If you specified the use of a BTL component, you may have
forgotten a component (such as "self") in the list of
usable components.
--------------------------------------------------------------------------
--------------------------------------------------------------------------
It looks like MPI_INIT failed for some reason; your parallel process is
likely to abort. There are many reasons that a parallel process can
fail during MPI_INIT; some of which are due to configuration or environment
problems. This failure appears to be an internal failure; here's some
additional information (which may only be relevant to an Open MPI
developer):
PML add procs failed
--> Returned "Unreachable" (-12) instead of "Success" (0)

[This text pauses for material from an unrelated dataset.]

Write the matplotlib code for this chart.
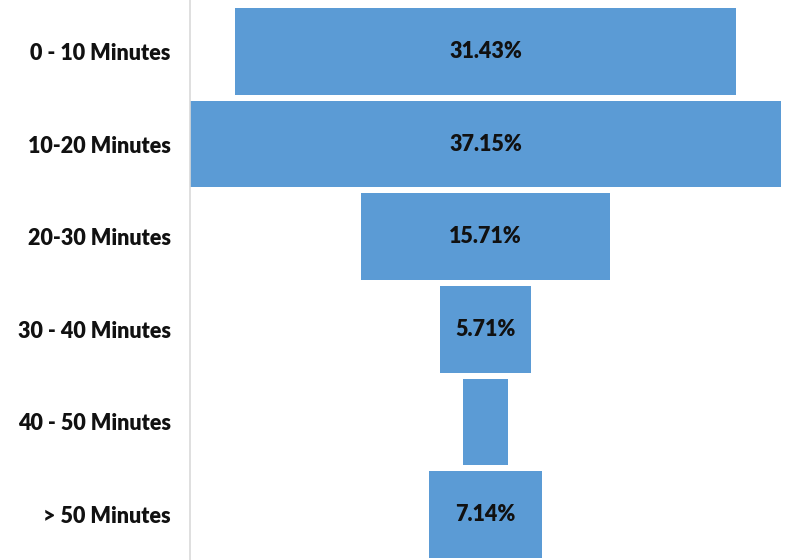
import numpy as np
import matplotlib.pyplot as plt

plt.rcParams['font.family'] = ['Lato', 'DejaVu Sans']

categories = ['0 - 10 Minutes', '10-20 Minutes', '20-30 Minutes',
              '30 - 40 Minutes', '40 - 50 Minutes', '> 50 Minutes']
values = [31.43, 37.15, 15.71, 5.71, 2.86, 7.14]
show_label = [True, True, True, True, False, True]

vmax = max(values)
lefts = [(vmax - v) / 2 for v in values]
ypos = np.arange(len(categories))

fig = plt.figure(figsize=(7.94, 5.60), dpi=100)
ax = fig.add_axes([190 / 794, 0.0, (781 - 190) / 794, 1.0])

ax.barh(ypos, values, left=lefts, height=0.937, color='#5B9BD5')

for y, v, l, s in zip(ypos, values, lefts, show_label):
    if s:
        ax.text(l + v / 2, y, f'{v:.2f}%', ha='center', va='center',
                fontsize=15.5, fontweight='heavy', color='#111111')

ax.set_xlim(0, vmax)
ax.set_ylim(5.49, -0.555)
ax.set_yticks(ypos)
ax.set_yticklabels(categories, fontsize=15.5, fontweight='heavy', color='#111111')
ax.tick_params(axis='y', length=0, pad=14)
ax.set_xticks([])

for side in ['top', 'right', 'bottom']:
    ax.spines[side].set_visible(False)
ax.spines['left'].set_color('#D9D9D9')
ax.spines['left'].set_linewidth(1.2)

fig.savefig('out.png', dpi=100)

--------------------------------------------------------------------------
*** An error occurred in MPI_Init
*** before MPI was initialized
*** MPI_ERRORS_ARE_FATAL (goodbye)
/
/I assume this could be because of:
$ /sbin/route
Kernel IP routing table
Destination Gateway Genmask Flags Metric Ref Use
Iface
192.125.17.0 * 255.255.255.0 U 0 0 0 eth1
192.168.12.0 * 255.255.255.0 U 0 0 0 eth1
161.254.0.0 * 255.255.0.0 U 0 0 0 eth1
default 192.125.17.1 0.0.0.0 UG 0 0 0 eth1
So "narrowly scoped netmasks" which (as it's written in the FAQ) are not
supported in the OpenMPI. I asked for a workaround on this newsgroup
some time ago - but no answer uptill now. So my question is: what
alternative should I choose that will work in such configuration? Do you
have some experience in other MPI implementations, for example LamMPI?
Thank you for your support.
regards, Marcin